After the results of the public vote were revealed, and the four most popular couples' safety was assured, Flack then informed the contestants that they would decide among themselves which two people - one boy and one girl - would be leaving the villa that evening. The girls who'd secured their safety were tasked with choosing the boy to leave and vice versa for the remaining boys. Placing this much responsibility on the incredibly sun-burnt shoulders of each group was simply too much to bear and after much pained deliberation, they eventually made their decisions with the shedding of an abundance of tears from their no doubt already dangerously fluid-deprived bodies. In customary reality TV style, there was a needlessly protracted build up and ornate series of dramatic pauses before it was revealed that Eyal and Zara would be leaving the villa.

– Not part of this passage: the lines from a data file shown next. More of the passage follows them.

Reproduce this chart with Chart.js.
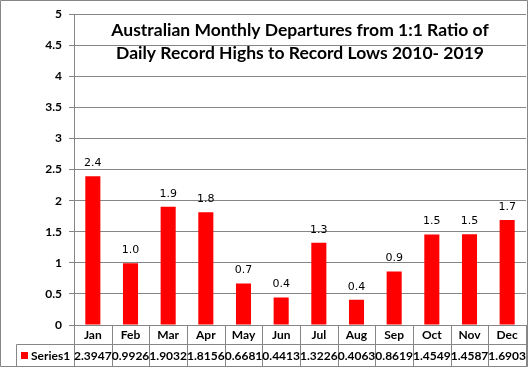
<!DOCTYPE html>
<html>
<head>
<meta charset="utf-8">
<script src="https://cdn.jsdelivr.net/npm/chart.js@4"></script>
<style>
  html, body { margin: 0; padding: 0; background: #fff; }
  #wrap { width: 528px; height: 367px; position: relative; }
</style>
</head>
<body>
<div id="wrap"><canvas id="chart" width="528" height="367"></canvas></div>
<script>
const months = ["Jan", "Feb", "Mar", "Apr", "May", "Jun", "Jul", "Aug", "Sep", "Oct", "Nov", "Dec"];
const series1 = [2.3947, 0.9926, 1.9032, 1.8156, 0.6681, 0.4413, 1.3226, 0.4063, 0.8619, 1.4549, 1.4587, 1.6903];
const seriesName = "Series1";
const titleLines = ["Australian Monthly Departures from 1:1 Ratio of", "Daily Record Highs to Record Lows 2010- 2019"];

const gridGray = "#868686";
const barRed = "#ff0000";

// bar value labels + title drawn over the plot area (Excel style)
const overlayPlugin = {
  id: "overlay",
  afterDatasetsDraw(chart) {
    const ctx = chart.ctx;
    const meta = chart.getDatasetMeta(0);
    ctx.save();
    ctx.fillStyle = "#000";
    ctx.font = "11px 'DejaVu Sans'";
    ctx.textAlign = "center";
    ctx.textBaseline = "middle";
    meta.data.forEach((bar, i) => {
      ctx.fillText(series1[i].toFixed(1), bar.x, bar.y - 13);
    });

    const area = chart.chartArea;
    const cx = (area.left + area.right) / 2;
    ctx.font = "bold 17.5px Lato";
    ctx.fillText(titleLines[0], cx, 30);
    ctx.fillText(titleLines[1], cx, 53);
    ctx.restore();
  },
  afterDraw(chart) {
    // data table under the plot
    const ctx = chart.ctx;
    const area = chart.chartArea;
    const xs = chart.scales.x;
    const W = chart.width, H = chart.height;
    const top = area.bottom;
    const mid = 344.5;
    const tableLeft = 16.5;

    const bounds = [area.left];
    for (let i = 1; i < months.length; i++) {
      bounds.push((xs.getPixelForValue(i - 1) + xs.getPixelForValue(i)) / 2);
    }
    bounds.push(area.right);

    ctx.save();
    ctx.strokeStyle = gridGray;
    ctx.lineWidth = 1;
    ctx.beginPath();
    bounds.forEach(b => {
      const x = Math.round(b) + 0.5;
      ctx.moveTo(x, top);
      ctx.lineTo(x, H);
    });
    ctx.moveTo(tableLeft, mid);
    ctx.lineTo(area.right, mid);
    ctx.moveTo(tableLeft, mid);
    ctx.lineTo(tableLeft, H);
    // outer chart border
    ctx.rect(0.5, 0.5, W - 1, H - 1);
    ctx.stroke();

    ctx.fillStyle = "#000";
    ctx.textAlign = "center";
    ctx.textBaseline = "middle";
    ctx.font = "bold 12px Lato";
    months.forEach((m, i) => {
      ctx.fillText(m, xs.getPixelForValue(i), 335);
    });
    series1.forEach((v, i) => {
      ctx.fillText(String(v), xs.getPixelForValue(i), 356);
    });

    // legend key
    ctx.fillStyle = barRed;
    ctx.fillRect(21, 352, 7, 7);
    ctx.fillStyle = "#000";
    ctx.textAlign = "left";
    ctx.fillText(seriesName, 31, 356);
    ctx.restore();
  }
};

new Chart(document.getElementById("chart"), {
  type: "bar",
  data: {
    labels: months,
    datasets: [
      {
        label: seriesName,
        data: series1,
        backgroundColor: barRed,
        borderWidth: 0,
        barPercentage: 0.4,
        categoryPercentage: 1.0,
      },
    ],
  },
  options: {
    responsive: false,
    animation: false,
    events: [],
    layout: {
      padding: { top: 8, right: 2, bottom: 42, left: 0 },
    },
    plugins: {
      legend: { display: false },
      title: { display: false },
      tooltip: { enabled: false },
    },
    scales: {
      x: {
        display: false,
      },
      y: {
        min: 0,
        max: 5,
        ticks: {
          stepSize: 0.5,
          padding: 7,
          color: "#000",
          font: { family: "Lato", size: 12, weight: "bold" },
          callback: (value) => String(value),
        },
        grid: {
          color: gridGray,
          tickLength: 5,
        },
        border: { color: gridGray },
        afterFit(scale) {
          scale.width = 74;
        },
      },
    },
  },
  plugins: [overlayPlugin],
});
</script>
</body>
</html>
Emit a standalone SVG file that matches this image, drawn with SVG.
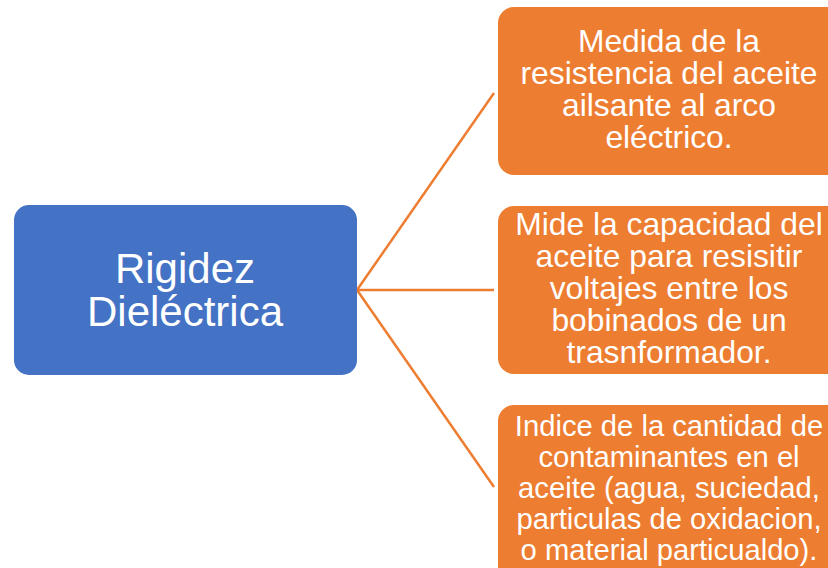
<svg xmlns="http://www.w3.org/2000/svg" width="828" height="568" viewBox="0 0 828 568">
<style>
.blue{fill:#4472C4;}
.orange{fill:#ED7D31;}
.t{font-family:"Liberation Sans",Arial,sans-serif;fill:#fff;text-anchor:middle;}
.big{font-size:42px;}
.sm{font-size:31.8px;}
.sm2{font-size:29.2px;}
.c{stroke:#ED7D31;stroke-width:2.5;fill:none;}
</style>
<rect width="828" height="568" fill="#fff"/>
<g id="connectors">
<line class="c" x1="357" y1="290" x2="494" y2="93"/>
<line class="c" x1="357" y1="290" x2="494" y2="290"/>
<line class="c" x1="357" y1="290" x2="494" y2="487"/>
</g>
<g id="root">
<rect class="blue" x="14" y="205" width="343" height="170" rx="15"/>
<text class="t big" x="185" y="283">Rigidez</text>
<text class="t big" x="185" y="326">Dieléctrica</text>
</g>
<g id="n1">
<rect class="orange" x="498" y="7" width="346" height="168" rx="16"/>
<text class="t sm" x="669" y="52">Medida de la</text>
<text class="t sm" x="669" y="84">resistencia del aceite</text>
<text class="t sm" x="669" y="116">ailsante al arco</text>
<text class="t sm" x="669" y="148">eléctrico.</text>
</g>
<g id="n2">
<rect class="orange" x="498" y="206" width="346" height="168" rx="16"/>
<text class="t sm" x="669" y="235">Mide la capacidad del</text>
<text class="t sm" x="669" y="267">aceite para resisitir</text>
<text class="t sm" x="669" y="299">voltajes entre los</text>
<text class="t sm" x="669" y="331">bobinados de un</text>
<text class="t sm" x="669" y="363">trasnformador.</text>
</g>
<g id="n3">
<rect class="orange" x="498" y="405" width="346" height="180" rx="16"/>
<text class="t sm2" x="669" y="436">Indice de la cantidad de</text>
<text class="t sm2" x="669" y="467">contaminantes en el</text>
<text class="t sm2" x="669" y="498">aceite (agua, suciedad,</text>
<text class="t sm2" x="669" y="529">particulas de oxidacion,</text>
<text class="t sm2" x="669" y="560">o material particualdo).</text>
</g>
</svg>
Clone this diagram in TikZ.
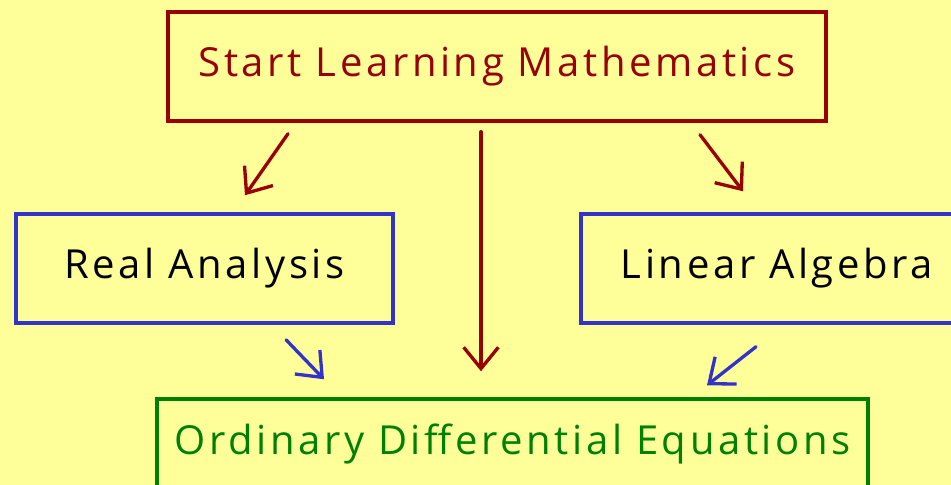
\documentclass[tikz,border=0pt]{standalone}
\usepackage{fontspec}
\setmainfont{Open Sans}[LetterSpace=9]
\usetikzlibrary{arrows.meta,calc}

\definecolor{paper}{HTML}{FFFF99}
\definecolor{mathred}{HTML}{990000}
\definecolor{mathblue}{HTML}{3333CC}
\definecolor{mathgreen}{HTML}{008000}

\begin{document}
\begin{tikzpicture}[x=0.75pt,y=-0.75pt,>={Straight Barb[length=16pt,width=26pt]}]
  \tikzstyle{box}=[draw,line width=2.6pt,inner sep=0pt,font=\fontsize{30}{34}\selectfont]
  \tikzstyle{link}=[line width=2.5pt,->,line cap=round]
  \fill[paper] (0,0) rectangle (951,485);
  \useasboundingbox (0,0) rectangle (951,485);
  \node[box,mathred,minimum width=493.5pt,minimum height=81.75pt] (start) at (497,66.5) {Start Learning Mathematics};
  \node[box,draw=mathblue,minimum width=282.75pt,minimum height=81.75pt] (real) at (204.5,268.5) {Real Analysis};
  \node[box,draw=mathblue,minimum width=294pt,minimum height=81.75pt] (linear) at (777,268.5) {Linear Algebra};
  \node[box,mathgreen,minimum width=533.25pt,minimum height=67.5pt] (ode) at (512.5,444) {Ordinary Differential Equations};
  \draw[link,mathred] ($(start.south)+(-209,11)$) -- ($(real.north)+(40.5,-17)$);
  \draw[link,mathred] ($(start.south)+(-16,9)$) -- ($(ode.north)+(-31.5,-26)$);
  \draw[link,mathred] ($(start.south)+(203,12)$) -- ($(linear.north)+(-34,-21)$);
  \draw[link,mathblue] ($(real.south)+(81.5,15)$) -- ($(ode.north)+(-188.5,-18)$);
  \draw[link,mathblue] ($(linear.south)+(-21,22)$) -- ($(ode.north)+(194.5,-12)$);
\end{tikzpicture}
\end{document}
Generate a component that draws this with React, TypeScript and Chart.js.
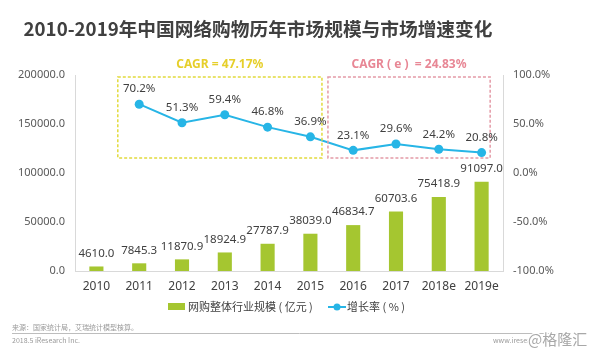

Eyal, poor gentle Eyal. The face and body of a Grecian god, the mind of a child, a quite thick child. After being dumped by Megan, and having the customary one day period of mourning, he was gunning hard for Ellie. It was perhaps surprising that the girls chose to save Alex and Adam, given that they all deplore Adam's actions and Alex has essentially been reduced to being a kind of scorched-red eunuch ambling around the perimeter of their tragedy compound.
On top of all this they trailed, at the end of the episode, that a whole new villa will open up with 12 more contestants. This is too much. There has been too much drama, it is simply too much for one simple man to take. I have been left, a withered broken shell, trying to keep apace with the rapid changes, but always one step behind. Each new twist and turn is a terrible body blow which compounds the daily anguish. The searing drama burns. I want to stop watching, I need to stop watching, but I can't. I am in its thrall.
I love Love Island. I hate Love Island.